Principal AACC and ACCT reauthorization priorities include:

  • Loans – Revise current borrowing limits to better reflect the needs of students in associate degree and certificate programs. Replace cohort default rates with a more accurate measurement that takes into account borrower frequency. Ensure that loan defaults do not unfairly limit student aid by delinking defaults and Pell Grant eligibility. Consolidate Direct Loan repayment options.
  • Transparency and Reporting – Develop accountability measurements that accurately reflect community college student success, including transfer rates. Create a national unit record data system to effectively track students.
  • Additional Priorities – Ensure maintenance of adequate state funding. Allow student to access Title IV for workforce -oriented short-term programs.  Reduce regulatory burdens on campuses.


Reauthorization of the Carl D. Perkins Career and Technical Education (CTE) Act

Community College Position: Reauthorize the Perkins Act to maintain program flexibility, allowing community colleges to address local needs while strengthening CTE programs.

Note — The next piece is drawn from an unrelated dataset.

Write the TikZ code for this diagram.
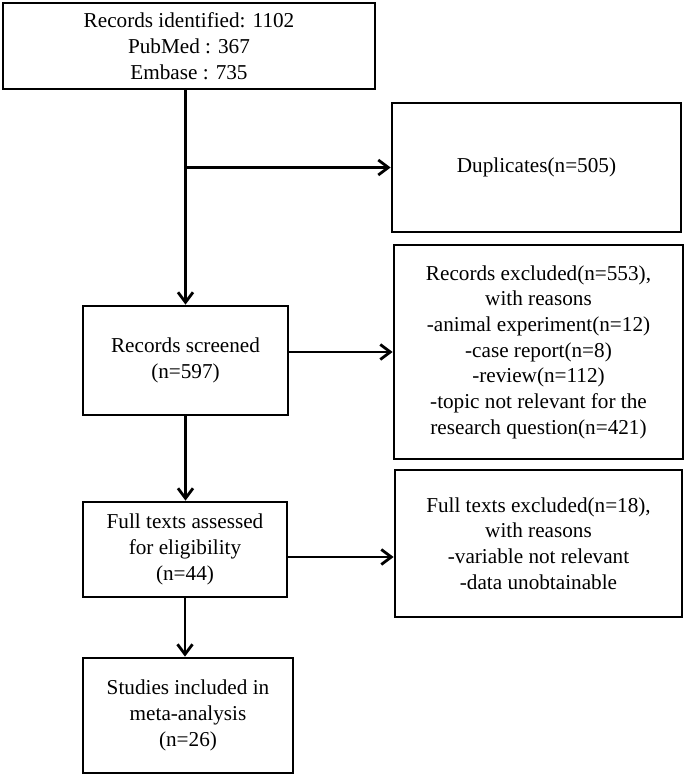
\documentclass[tikz,border=0pt]{standalone}
\usepackage{fontspec}
\setmainfont{Liberation Serif}
\usetikzlibrary{arrows.meta}
\begin{document}
\begin{tikzpicture}[x=1pt,y=-1pt,
  box/.style={draw, line width=2.8pt, rectangle, align=center, inner sep=0pt,
    font=\fontsize{21.2}{25.7}\selectfont},
  arr/.style={line width=2.8pt, -{Straight Barb[length=10pt,width=15pt]}}]
\useasboundingbox (0,0) rectangle (685,776);
\node[box, minimum width=372pt, minimum height=86pt] (top) at (189,46)
  {Records identified: 1102\\PubMed : 367\\Embase : 735};
\node[box, minimum width=289pt, minimum height=129pt] (dup) at (536.5,167.5)
  {Duplicates(n=505)};
\node[box, minimum width=205pt, minimum height=109pt] (scr) at (185.5,360.5)
  {Records screened\\(n=597)};
\node[box, minimum width=289pt, minimum height=214pt] (exc1) at (538.5,352)
  {Records excluded(n=553),\\with reasons\\-animal experiment(n=12)\\-case report(n=8)\\-review(n=112)\\-topic not relevant for the\\research question(n=421)};
\node[box, minimum width=204pt, minimum height=95pt] (full) at (185,549.5)
  {Full texts assessed\\for eligibility\\(n=44)};
\node[box, minimum width=287pt, minimum height=147pt] (exc2) at (538.5,543.5)
  {Full texts excluded(n=18),\\with reasons\\-variable not relevant\\-data unobtainable};
\node[box, minimum width=210pt, minimum height=115pt] (stu) at (188,715.5)
  {Studies included in\\meta-analysis\\(n=26)};
\coordinate (b1) at (scr.north |- top.south);
\coordinate (b2) at (scr.north |- dup.west);
\draw[arr] (b1) -- (scr.north);
\draw[arr] (b2) -- (dup.west);
\draw[arr] (scr.east |- exc1.west) -- (exc1.west);
\draw[arr] (scr.south) -- (scr.south |- full.north);
\coordinate (f1) at ([yshift=-7.5pt]full.east);
\draw[arr] (f1) -- (f1 -| exc2.west);
\draw[arr] (full.south) -- (full.south |- stu.north);
\end{tikzpicture}
\end{document}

  • The reauthorization should enhance student pathways that promote college and career readiness, and strengthen ties between community colleges and local businesses. Reforms must also reflect current educational practices, including: dual enrollment; work experiences; integrated delivery of basic skills; and stackable postsecondary credentials. Align reporting requirements for Perkins, WIOA, and other programs.


Community Colleges and Veteran Students

Community College Position: Enhance the essential role community college’s play in serving veterans and active duty service members.

  • Veterans and active duty service members should receive comprehensive counseling and services, as well as accurate and useful information about all educational options. The HEA’s Centers of Excellence for Veterans Success program must be adequately funded.


The Development, Relief and Education for Alien Minors (DREAM) Act

Community College Position: Pass the DREAM Act, including access to federal student aid for DREAMers.

  • The Development, Relief and Education for Alien Minors (DREAM) Act provides a path to legal status for thousands of undocumented students who were brought to  the U.S. as children, worked their way through high school, and then face an uncertain future regarding higher education. The DREAM Act returns to states the authority to decide whether or not to extend in-state tuition to undocumented students.


Higher Education Tax Provisions

Community College Position: Streamline current higher education tax benefits to support an expanded American Opportunity Tax Credit (AOTC).

The current array of higher education tax benefits are overly complex and lead to widespread underutilization. Community colleges support: 

  • Streamlining current benefits to support a more generous and permanent AOTC
  • Increasing refundability
  • Creating better alignment with the Pell Grant program to ensure the neediest students benefit from the AOTC.


Extend the TAACCCT Program

Community College Position: Authorize and fund a program to continue the mission of the Trade Adjustment Assistance Act Community College and Career Training Grant (TAACCCT) program.

  • Following four years of competitive grant awards, the $2 billion TAACCCT grant program expired in 2014. The program delivered high quality, relevant training to TAA-eligible and other workers, and encouraged new program delivery. Funding has helped generate cooperative agreements between a wide range of institutions and business. Congress should pass legislation to continue the goals of TAACCCT. 



Federal Support for Community College Tuition

Community colleges support the core principles of President Obama’s America’s College Promise proposal because it stands to increase community college student access and success, which would have substantial economic and social benefits for our nation.  Despite relatively low tuitions, financial obstacles continue to present significant barriers to degree attainment.  Approximately one-third of all community college students work full-time in order to generate the financial resources necessary to attend school, as well as support themselves and often their families. 

Enactment of a proposal to dramatically lower or eliminate community college tuition will also encourage students who otherwise would not enroll in community college, or any college, to aspire to do so.  Establishing this program could ultimately make college as accessible as high school. 

The resources proposed for the program are proportionate to its potential impact and current federal education expenditures.  On average, the program would represent less than 10% of the annual budget of the Department of Education (ED), which comprises less than 3% of all annual federal expenditures.  Making community college education significantly more affordable is an appropriate federal priority, and consistent with the existing federal student aid programs. 

Congress should constructively engage in a conversation regarding the President’s proposal, and the role of community colleges in supporting educational attainment.  Community college students need and deserve further support. The President’s proposal is complex and far-reaching, and many of its details have not been released, but there are many avenues to achieving its goals.

In order for any program of this nature to be effective, legislation should have the following characteristics:

  • Financing must be realistic and reliable.  The program cannot succeed if its resources are subject to significant fluctuation.  Stable federal financing also will be necessary to draw state partners.
  • Program eligibility/participation must also be stable.  In the absence of this predictability, students and institutions will not be able to adequately plan for their education.
  • As proposed by the President, the program must be “first dollar,” reducing tuition and allowing students to use federal student financial aid and other student aid to cover the costs of books, supplies, equipment, and transportation.
  • Clear standards for program eligibility are essential.  The legislation should include accurate measurements of community college performance, which currently are lacking in federal law, and ensure that these are also incorporated into the Higher Education Act.
  • Some portion of program funds must be made available to colleges to provide services to help students succeed.  This includes academic counseling and support.
  • States must be required to maintain current levels of funding support for higher education and student financial aid programs. 
  • Current standards of satisfactory academic progress should be applied to the program to establish consistency for students and program administrators.